## TASK REQUIREMENTS
In the data below, find every line that has the string "chart", and copy it.

[Stored entries]
==========
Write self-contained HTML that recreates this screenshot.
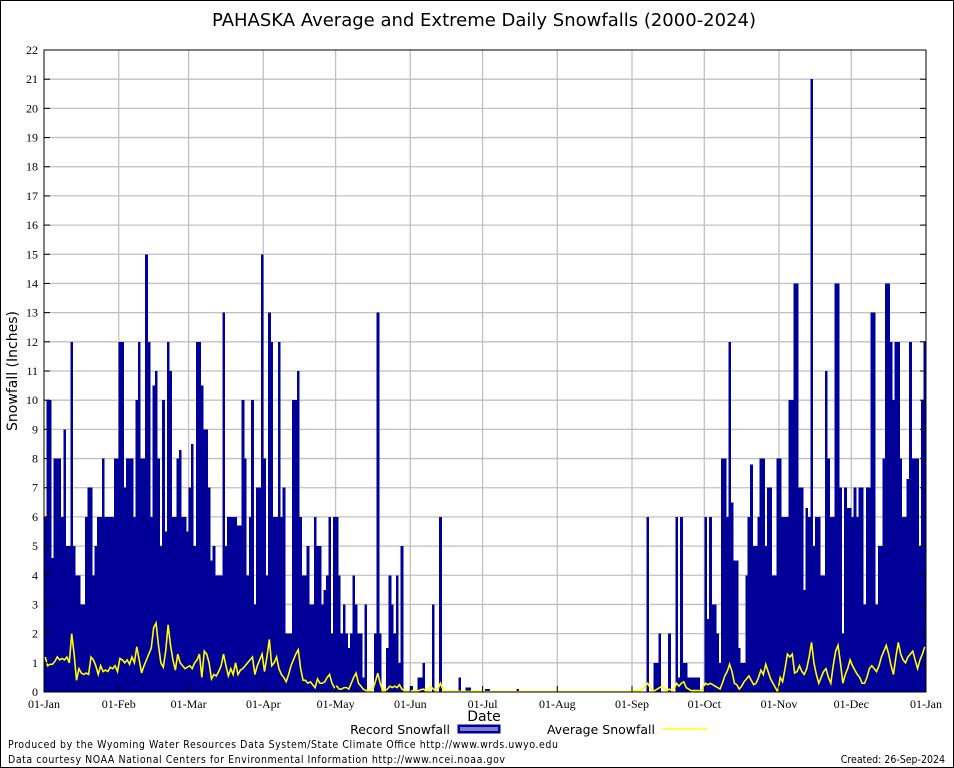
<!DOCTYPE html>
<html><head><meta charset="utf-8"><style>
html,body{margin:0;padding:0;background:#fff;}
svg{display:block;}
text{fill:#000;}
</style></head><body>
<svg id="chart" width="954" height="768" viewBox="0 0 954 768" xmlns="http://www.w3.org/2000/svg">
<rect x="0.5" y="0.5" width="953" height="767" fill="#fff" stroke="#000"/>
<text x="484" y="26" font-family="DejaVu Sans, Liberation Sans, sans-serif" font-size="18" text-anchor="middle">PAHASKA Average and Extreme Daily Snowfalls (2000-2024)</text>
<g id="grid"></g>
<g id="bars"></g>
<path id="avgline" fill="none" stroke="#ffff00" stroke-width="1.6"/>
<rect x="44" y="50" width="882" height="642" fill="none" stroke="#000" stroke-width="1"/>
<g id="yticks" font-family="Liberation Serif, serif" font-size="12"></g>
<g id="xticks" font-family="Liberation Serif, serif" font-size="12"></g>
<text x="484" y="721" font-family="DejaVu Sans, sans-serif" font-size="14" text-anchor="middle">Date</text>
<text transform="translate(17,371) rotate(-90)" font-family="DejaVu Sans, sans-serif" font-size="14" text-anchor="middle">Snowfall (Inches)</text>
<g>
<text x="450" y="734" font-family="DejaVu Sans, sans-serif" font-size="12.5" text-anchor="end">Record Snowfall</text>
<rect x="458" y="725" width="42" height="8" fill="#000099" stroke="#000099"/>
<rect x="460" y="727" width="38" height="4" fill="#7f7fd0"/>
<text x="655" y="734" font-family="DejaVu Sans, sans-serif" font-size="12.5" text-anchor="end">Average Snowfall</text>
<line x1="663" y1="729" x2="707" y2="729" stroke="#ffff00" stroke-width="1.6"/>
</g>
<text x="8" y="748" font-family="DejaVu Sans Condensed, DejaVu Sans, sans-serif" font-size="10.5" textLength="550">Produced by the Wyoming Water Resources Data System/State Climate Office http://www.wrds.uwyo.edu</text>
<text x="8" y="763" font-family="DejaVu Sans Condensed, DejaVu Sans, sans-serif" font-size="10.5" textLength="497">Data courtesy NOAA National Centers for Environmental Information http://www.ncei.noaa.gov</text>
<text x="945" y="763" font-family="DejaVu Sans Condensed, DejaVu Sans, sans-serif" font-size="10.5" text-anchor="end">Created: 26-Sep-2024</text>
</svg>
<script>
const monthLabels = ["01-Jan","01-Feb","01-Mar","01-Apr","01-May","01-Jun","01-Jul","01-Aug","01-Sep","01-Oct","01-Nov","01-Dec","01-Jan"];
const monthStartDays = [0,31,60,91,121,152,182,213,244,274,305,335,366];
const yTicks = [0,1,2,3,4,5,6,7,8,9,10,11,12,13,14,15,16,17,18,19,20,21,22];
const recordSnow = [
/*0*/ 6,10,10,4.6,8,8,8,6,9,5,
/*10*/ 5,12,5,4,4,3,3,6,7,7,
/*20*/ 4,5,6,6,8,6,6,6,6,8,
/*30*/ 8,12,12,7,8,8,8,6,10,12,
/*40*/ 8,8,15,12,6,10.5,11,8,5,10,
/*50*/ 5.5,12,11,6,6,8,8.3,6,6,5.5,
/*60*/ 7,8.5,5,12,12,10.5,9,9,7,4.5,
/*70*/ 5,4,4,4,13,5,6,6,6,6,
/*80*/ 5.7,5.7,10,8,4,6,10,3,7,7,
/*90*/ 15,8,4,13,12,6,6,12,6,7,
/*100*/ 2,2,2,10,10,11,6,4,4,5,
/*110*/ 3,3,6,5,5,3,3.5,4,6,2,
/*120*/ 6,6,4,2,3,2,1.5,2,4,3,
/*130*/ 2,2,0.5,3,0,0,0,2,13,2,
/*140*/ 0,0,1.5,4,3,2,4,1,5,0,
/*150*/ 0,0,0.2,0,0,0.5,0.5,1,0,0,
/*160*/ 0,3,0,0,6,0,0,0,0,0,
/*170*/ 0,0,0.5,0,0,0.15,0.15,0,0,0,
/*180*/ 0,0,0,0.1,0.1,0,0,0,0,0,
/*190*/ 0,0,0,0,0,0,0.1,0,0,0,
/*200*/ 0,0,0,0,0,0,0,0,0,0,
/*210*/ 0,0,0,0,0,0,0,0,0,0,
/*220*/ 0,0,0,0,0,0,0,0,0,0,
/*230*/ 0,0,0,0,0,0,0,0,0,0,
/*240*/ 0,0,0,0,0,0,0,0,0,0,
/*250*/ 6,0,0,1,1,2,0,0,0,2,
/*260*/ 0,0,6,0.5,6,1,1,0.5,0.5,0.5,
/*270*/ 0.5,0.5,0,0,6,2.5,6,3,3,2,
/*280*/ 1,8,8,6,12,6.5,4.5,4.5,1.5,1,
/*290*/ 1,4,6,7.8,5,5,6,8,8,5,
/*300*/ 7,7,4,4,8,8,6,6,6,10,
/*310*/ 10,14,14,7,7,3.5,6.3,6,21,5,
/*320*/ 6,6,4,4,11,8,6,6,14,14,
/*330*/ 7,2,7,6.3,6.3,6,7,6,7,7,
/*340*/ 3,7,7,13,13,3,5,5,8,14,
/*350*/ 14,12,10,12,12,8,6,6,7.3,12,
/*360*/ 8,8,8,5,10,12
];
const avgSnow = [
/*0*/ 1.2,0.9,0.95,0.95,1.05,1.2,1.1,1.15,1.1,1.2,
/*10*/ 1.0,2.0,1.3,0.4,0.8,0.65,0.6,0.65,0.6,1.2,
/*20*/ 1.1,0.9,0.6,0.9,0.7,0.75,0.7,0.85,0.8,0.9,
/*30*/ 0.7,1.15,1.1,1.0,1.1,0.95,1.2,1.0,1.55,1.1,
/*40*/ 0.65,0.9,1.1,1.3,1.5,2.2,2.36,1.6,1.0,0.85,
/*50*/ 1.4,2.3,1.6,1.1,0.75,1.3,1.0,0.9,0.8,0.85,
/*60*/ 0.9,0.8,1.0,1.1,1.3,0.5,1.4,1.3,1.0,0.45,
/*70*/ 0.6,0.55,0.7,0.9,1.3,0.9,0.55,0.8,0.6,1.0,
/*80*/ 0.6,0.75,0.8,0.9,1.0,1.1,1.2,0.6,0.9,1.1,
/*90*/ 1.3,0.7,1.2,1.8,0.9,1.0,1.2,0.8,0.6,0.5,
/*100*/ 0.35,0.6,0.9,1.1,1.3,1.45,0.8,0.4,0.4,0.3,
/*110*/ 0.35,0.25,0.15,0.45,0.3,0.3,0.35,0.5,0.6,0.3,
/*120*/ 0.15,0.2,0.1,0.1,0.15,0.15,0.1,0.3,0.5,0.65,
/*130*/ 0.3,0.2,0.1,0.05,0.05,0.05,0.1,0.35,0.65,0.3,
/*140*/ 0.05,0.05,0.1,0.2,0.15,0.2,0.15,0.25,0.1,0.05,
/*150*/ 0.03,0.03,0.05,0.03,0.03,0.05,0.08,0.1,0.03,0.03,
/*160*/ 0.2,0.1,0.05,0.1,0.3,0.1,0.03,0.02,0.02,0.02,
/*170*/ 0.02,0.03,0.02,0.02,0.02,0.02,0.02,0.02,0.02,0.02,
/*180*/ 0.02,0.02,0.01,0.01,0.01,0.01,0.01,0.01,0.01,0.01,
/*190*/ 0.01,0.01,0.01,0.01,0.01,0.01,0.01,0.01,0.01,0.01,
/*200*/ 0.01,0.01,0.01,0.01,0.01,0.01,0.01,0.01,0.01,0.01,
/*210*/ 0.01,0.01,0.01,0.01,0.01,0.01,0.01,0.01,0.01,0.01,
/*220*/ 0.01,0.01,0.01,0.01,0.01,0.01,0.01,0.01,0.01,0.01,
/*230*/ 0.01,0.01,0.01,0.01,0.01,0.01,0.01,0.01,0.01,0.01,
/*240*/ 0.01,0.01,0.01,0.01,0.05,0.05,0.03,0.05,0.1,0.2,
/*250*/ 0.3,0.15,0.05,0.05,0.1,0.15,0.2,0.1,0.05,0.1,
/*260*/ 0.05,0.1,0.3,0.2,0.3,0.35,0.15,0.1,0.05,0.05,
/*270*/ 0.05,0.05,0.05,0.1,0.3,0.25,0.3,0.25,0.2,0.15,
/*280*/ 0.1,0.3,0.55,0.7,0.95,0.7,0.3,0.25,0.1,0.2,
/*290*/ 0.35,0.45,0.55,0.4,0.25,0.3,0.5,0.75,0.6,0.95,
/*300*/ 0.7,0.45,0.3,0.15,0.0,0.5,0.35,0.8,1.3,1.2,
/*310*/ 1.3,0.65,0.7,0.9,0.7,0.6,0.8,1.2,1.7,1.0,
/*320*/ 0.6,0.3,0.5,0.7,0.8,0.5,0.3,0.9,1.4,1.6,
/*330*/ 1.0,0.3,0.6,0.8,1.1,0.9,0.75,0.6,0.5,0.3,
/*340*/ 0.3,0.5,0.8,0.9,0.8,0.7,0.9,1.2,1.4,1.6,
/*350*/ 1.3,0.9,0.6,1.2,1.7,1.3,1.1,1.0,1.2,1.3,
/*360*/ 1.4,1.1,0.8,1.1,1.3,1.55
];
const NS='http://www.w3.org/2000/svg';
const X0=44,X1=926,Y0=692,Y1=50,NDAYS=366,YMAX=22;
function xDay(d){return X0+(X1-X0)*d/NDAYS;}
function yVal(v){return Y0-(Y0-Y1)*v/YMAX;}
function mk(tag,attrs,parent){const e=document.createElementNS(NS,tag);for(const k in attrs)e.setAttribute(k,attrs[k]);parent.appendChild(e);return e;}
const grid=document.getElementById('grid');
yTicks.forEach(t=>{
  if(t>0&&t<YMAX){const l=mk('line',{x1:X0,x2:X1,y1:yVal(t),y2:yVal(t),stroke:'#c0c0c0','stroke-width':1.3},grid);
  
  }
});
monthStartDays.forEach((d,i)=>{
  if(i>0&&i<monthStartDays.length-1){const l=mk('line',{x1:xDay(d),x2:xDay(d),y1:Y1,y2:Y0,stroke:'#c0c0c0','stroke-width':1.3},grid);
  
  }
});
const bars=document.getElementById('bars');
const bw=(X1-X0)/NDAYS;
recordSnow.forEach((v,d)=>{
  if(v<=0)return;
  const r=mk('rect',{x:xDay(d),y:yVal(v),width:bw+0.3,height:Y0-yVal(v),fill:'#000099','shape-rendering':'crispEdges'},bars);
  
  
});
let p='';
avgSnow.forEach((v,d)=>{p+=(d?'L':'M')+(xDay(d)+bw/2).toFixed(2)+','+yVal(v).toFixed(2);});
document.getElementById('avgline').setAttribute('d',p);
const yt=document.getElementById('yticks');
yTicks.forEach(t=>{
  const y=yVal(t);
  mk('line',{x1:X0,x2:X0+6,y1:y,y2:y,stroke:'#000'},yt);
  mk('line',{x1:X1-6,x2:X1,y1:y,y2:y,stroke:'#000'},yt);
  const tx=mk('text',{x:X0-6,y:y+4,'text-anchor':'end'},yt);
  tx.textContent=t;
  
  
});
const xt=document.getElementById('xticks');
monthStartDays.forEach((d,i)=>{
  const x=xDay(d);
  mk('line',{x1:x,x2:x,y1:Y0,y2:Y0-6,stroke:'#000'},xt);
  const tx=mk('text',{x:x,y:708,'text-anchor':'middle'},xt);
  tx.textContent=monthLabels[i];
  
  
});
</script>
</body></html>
==========
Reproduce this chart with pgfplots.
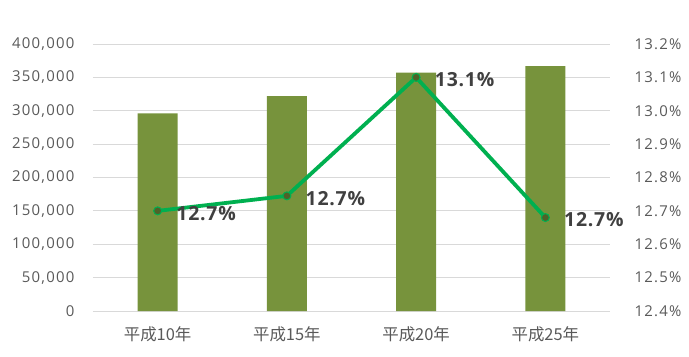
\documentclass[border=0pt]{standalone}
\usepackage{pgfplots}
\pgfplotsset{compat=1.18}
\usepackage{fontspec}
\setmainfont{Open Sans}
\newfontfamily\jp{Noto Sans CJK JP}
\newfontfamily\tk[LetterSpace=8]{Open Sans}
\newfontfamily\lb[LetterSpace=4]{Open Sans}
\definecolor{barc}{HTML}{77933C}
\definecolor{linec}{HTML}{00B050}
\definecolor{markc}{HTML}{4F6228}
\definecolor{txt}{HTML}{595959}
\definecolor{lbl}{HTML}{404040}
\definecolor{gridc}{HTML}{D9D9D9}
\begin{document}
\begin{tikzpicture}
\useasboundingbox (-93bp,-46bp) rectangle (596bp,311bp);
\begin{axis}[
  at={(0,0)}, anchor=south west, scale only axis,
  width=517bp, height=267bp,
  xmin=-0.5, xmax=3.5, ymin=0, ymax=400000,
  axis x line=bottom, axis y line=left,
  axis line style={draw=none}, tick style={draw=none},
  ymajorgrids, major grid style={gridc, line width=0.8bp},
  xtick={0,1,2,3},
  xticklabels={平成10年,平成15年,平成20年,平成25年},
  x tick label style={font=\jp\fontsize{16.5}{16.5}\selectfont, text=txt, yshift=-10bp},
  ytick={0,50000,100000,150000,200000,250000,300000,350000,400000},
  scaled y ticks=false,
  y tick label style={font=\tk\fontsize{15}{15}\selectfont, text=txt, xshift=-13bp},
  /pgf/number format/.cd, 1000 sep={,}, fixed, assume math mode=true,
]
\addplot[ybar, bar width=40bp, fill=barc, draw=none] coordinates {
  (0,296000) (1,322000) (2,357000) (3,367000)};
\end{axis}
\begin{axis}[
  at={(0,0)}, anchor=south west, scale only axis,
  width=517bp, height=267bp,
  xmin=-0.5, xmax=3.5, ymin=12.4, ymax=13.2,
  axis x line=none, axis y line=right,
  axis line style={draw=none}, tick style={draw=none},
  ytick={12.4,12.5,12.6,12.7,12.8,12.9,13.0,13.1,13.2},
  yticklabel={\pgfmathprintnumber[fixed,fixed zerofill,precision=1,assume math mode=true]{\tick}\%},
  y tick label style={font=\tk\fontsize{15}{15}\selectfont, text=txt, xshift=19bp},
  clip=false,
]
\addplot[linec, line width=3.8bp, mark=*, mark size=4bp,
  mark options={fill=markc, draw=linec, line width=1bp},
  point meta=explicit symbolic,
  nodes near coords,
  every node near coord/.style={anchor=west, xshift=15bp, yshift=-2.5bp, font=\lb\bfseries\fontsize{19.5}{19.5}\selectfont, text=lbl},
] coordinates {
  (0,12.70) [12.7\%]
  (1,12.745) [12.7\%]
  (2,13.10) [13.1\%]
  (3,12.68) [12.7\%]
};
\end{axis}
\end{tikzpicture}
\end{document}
==========
## THE OUTPUT
<svg id="chart" width="954" height="768" viewBox="0 0 954 768" xmlns="http://www.w3.org/2000/svg">
Reproduce this chart with pgfplots.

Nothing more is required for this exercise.